#### LISTING

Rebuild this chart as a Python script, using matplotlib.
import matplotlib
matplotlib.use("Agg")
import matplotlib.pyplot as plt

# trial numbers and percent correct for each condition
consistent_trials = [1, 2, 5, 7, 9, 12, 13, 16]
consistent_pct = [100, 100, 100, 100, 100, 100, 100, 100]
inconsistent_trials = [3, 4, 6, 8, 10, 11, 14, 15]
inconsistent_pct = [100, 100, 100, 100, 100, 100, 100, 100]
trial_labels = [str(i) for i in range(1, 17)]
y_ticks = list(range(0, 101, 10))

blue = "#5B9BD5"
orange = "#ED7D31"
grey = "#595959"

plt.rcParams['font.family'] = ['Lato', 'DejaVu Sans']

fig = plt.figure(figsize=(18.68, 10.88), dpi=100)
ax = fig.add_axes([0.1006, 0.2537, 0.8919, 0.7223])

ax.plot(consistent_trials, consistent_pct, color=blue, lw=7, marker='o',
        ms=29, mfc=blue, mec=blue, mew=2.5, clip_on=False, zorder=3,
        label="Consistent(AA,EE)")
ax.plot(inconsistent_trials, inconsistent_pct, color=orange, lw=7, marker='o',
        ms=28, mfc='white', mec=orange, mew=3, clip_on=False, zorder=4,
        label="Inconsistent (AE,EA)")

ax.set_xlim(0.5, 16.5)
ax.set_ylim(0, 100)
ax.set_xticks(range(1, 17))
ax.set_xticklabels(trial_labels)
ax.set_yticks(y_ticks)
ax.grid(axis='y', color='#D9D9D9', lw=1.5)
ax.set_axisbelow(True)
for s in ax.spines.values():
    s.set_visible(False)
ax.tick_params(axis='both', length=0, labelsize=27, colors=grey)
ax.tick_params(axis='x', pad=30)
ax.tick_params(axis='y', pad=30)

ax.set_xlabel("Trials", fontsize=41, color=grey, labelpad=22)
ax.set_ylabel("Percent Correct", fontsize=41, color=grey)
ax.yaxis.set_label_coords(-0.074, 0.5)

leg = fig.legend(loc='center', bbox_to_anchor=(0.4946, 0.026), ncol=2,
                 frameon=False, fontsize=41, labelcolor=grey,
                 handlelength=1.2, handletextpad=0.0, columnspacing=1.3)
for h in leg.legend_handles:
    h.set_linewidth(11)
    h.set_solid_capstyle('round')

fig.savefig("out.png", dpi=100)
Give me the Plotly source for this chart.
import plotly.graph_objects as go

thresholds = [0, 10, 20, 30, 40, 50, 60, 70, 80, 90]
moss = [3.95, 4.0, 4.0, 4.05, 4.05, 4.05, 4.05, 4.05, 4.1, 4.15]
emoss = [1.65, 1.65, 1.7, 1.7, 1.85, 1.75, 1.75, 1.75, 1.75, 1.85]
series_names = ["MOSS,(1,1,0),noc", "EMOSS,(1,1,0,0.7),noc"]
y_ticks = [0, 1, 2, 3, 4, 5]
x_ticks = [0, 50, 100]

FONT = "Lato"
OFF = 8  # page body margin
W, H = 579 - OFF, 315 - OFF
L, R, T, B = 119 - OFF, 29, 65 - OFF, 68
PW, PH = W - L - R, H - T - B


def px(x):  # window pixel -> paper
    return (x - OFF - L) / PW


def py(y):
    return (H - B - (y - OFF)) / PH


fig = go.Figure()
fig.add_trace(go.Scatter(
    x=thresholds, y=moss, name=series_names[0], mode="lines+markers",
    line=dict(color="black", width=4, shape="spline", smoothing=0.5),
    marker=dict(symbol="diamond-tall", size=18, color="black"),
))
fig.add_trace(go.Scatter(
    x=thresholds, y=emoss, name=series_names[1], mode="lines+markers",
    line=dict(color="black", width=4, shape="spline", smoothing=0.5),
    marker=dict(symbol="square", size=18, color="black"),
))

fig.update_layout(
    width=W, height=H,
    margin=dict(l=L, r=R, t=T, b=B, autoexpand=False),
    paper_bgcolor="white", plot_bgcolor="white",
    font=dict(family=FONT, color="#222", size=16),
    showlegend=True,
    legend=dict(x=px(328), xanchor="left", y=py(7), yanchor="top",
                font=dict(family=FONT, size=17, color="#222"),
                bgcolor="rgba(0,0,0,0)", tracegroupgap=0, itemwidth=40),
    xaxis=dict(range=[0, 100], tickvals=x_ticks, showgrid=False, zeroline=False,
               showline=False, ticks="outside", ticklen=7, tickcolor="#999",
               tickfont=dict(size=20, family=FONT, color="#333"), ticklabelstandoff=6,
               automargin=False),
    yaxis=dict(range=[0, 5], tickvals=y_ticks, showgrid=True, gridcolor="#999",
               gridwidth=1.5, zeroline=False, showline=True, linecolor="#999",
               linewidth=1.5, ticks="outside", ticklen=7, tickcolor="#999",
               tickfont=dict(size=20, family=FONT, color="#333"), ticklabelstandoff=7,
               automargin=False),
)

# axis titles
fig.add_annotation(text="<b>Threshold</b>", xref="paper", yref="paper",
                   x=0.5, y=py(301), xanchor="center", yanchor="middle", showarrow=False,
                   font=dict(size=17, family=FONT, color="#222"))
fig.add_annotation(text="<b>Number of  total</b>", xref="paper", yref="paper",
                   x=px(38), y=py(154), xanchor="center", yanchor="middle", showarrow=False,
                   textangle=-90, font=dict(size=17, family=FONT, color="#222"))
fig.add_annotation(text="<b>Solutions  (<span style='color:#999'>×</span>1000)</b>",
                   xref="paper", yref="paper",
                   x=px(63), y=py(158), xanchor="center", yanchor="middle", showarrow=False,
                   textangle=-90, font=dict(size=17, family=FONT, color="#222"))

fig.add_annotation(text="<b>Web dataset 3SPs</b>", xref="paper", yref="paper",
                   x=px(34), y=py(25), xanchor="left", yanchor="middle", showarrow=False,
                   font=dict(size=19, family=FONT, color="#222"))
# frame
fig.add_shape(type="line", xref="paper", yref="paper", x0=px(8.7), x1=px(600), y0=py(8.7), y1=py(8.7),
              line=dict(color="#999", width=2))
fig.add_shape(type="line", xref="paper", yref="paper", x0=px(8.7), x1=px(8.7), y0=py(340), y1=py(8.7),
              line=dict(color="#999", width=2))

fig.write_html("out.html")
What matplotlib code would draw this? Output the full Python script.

########

SET PROBLEM:
Copy all the records above exactly, missing none.

ANSWER BELOW:
Rebuild this chart as a Python script, using matplotlib.
import matplotlib
matplotlib.use("Agg")
import matplotlib.pyplot as plt

# trial numbers and percent correct for each condition
consistent_trials = [1, 2, 5, 7, 9, 12, 13, 16]
consistent_pct = [100, 100, 100, 100, 100, 100, 100, 100]
inconsistent_trials = [3, 4, 6, 8, 10, 11, 14, 15]
inconsistent_pct = [100, 100, 100, 100, 100, 100, 100, 100]
trial_labels = [str(i) for i in range(1, 17)]
y_ticks = list(range(0, 101, 10))

blue = "#5B9BD5"
orange = "#ED7D31"
grey = "#595959"

plt.rcParams['font.family'] = ['Lato', 'DejaVu Sans']

fig = plt.figure(figsize=(18.68, 10.88), dpi=100)
ax = fig.add_axes([0.1006, 0.2537, 0.8919, 0.7223])

ax.plot(consistent_trials, consistent_pct, color=blue, lw=7, marker='o',
        ms=29, mfc=blue, mec=blue, mew=2.5, clip_on=False, zorder=3,
        label="Consistent(AA,EE)")
ax.plot(inconsistent_trials, inconsistent_pct, color=orange, lw=7, marker='o',
        ms=28, mfc='white', mec=orange, mew=3, clip_on=False, zorder=4,
        label="Inconsistent (AE,EA)")

ax.set_xlim(0.5, 16.5)
ax.set_ylim(0, 100)
ax.set_xticks(range(1, 17))
ax.set_xticklabels(trial_labels)
ax.set_yticks(y_ticks)
ax.grid(axis='y', color='#D9D9D9', lw=1.5)
ax.set_axisbelow(True)
for s in ax.spines.values():
    s.set_visible(False)
ax.tick_params(axis='both', length=0, labelsize=27, colors=grey)
ax.tick_params(axis='x', pad=30)
ax.tick_params(axis='y', pad=30)

ax.set_xlabel("Trials", fontsize=41, color=grey, labelpad=22)
ax.set_ylabel("Percent Correct", fontsize=41, color=grey)
ax.yaxis.set_label_coords(-0.074, 0.5)

leg = fig.legend(loc='center', bbox_to_anchor=(0.4946, 0.026), ncol=2,
                 frameon=False, fontsize=41, labelcolor=grey,
                 handlelength=1.2, handletextpad=0.0, columnspacing=1.3)
for h in leg.legend_handles:
    h.set_linewidth(11)
    h.set_solid_capstyle('round')

fig.savefig("out.png", dpi=100)
Give me the Plotly source for this chart.
import plotly.graph_objects as go

thresholds = [0, 10, 20, 30, 40, 50, 60, 70, 80, 90]
moss = [3.95, 4.0, 4.0, 4.05, 4.05, 4.05, 4.05, 4.05, 4.1, 4.15]
emoss = [1.65, 1.65, 1.7, 1.7, 1.85, 1.75, 1.75, 1.75, 1.75, 1.85]
series_names = ["MOSS,(1,1,0),noc", "EMOSS,(1,1,0,0.7),noc"]
y_ticks = [0, 1, 2, 3, 4, 5]
x_ticks = [0, 50, 100]

FONT = "Lato"
OFF = 8  # page body margin
W, H = 579 - OFF, 315 - OFF
L, R, T, B = 119 - OFF, 29, 65 - OFF, 68
PW, PH = W - L - R, H - T - B


def px(x):  # window pixel -> paper
    return (x - OFF - L) / PW


def py(y):
    return (H - B - (y - OFF)) / PH


fig = go.Figure()
fig.add_trace(go.Scatter(
    x=thresholds, y=moss, name=series_names[0], mode="lines+markers",
    line=dict(color="black", width=4, shape="spline", smoothing=0.5),
    marker=dict(symbol="diamond-tall", size=18, color="black"),
))
fig.add_trace(go.Scatter(
    x=thresholds, y=emoss, name=series_names[1], mode="lines+markers",
    line=dict(color="black", width=4, shape="spline", smoothing=0.5),
    marker=dict(symbol="square", size=18, color="black"),
))

fig.update_layout(
    width=W, height=H,
    margin=dict(l=L, r=R, t=T, b=B, autoexpand=False),
    paper_bgcolor="white", plot_bgcolor="white",
    font=dict(family=FONT, color="#222", size=16),
    showlegend=True,
    legend=dict(x=px(328), xanchor="left", y=py(7), yanchor="top",
                font=dict(family=FONT, size=17, color="#222"),
                bgcolor="rgba(0,0,0,0)", tracegroupgap=0, itemwidth=40),
    xaxis=dict(range=[0, 100], tickvals=x_ticks, showgrid=False, zeroline=False,
               showline=False, ticks="outside", ticklen=7, tickcolor="#999",
               tickfont=dict(size=20, family=FONT, color="#333"), ticklabelstandoff=6,
               automargin=False),
    yaxis=dict(range=[0, 5], tickvals=y_ticks, showgrid=True, gridcolor="#999",
               gridwidth=1.5, zeroline=False, showline=True, linecolor="#999",
               linewidth=1.5, ticks="outside", ticklen=7, tickcolor="#999",
               tickfont=dict(size=20, family=FONT, color="#333"), ticklabelstandoff=7,
               automargin=False),
)

# axis titles
fig.add_annotation(text="<b>Threshold</b>", xref="paper", yref="paper",
                   x=0.5, y=py(301), xanchor="center", yanchor="middle", showarrow=False,
                   font=dict(size=17, family=FONT, color="#222"))
fig.add_annotation(text="<b>Number of  total</b>", xref="paper", yref="paper",
                   x=px(38), y=py(154), xanchor="center", yanchor="middle", showarrow=False,
                   textangle=-90, font=dict(size=17, family=FONT, color="#222"))
fig.add_annotation(text="<b>Solutions  (<span style='color:#999'>×</span>1000)</b>",
                   xref="paper", yref="paper",
                   x=px(63), y=py(158), xanchor="center", yanchor="middle", showarrow=False,
                   textangle=-90, font=dict(size=17, family=FONT, color="#222"))

fig.add_annotation(text="<b>Web dataset 3SPs</b>", xref="paper", yref="paper",
                   x=px(34), y=py(25), xanchor="left", yanchor="middle", showarrow=False,
                   font=dict(size=19, family=FONT, color="#222"))
# frame
fig.add_shape(type="line", xref="paper", yref="paper", x0=px(8.7), x1=px(600), y0=py(8.7), y1=py(8.7),
              line=dict(color="#999", width=2))
fig.add_shape(type="line", xref="paper", yref="paper", x0=px(8.7), x1=px(8.7), y0=py(340), y1=py(8.7),
              line=dict(color="#999", width=2))

fig.write_html("out.html")
What matplotlib code would draw this? Output the full Python script.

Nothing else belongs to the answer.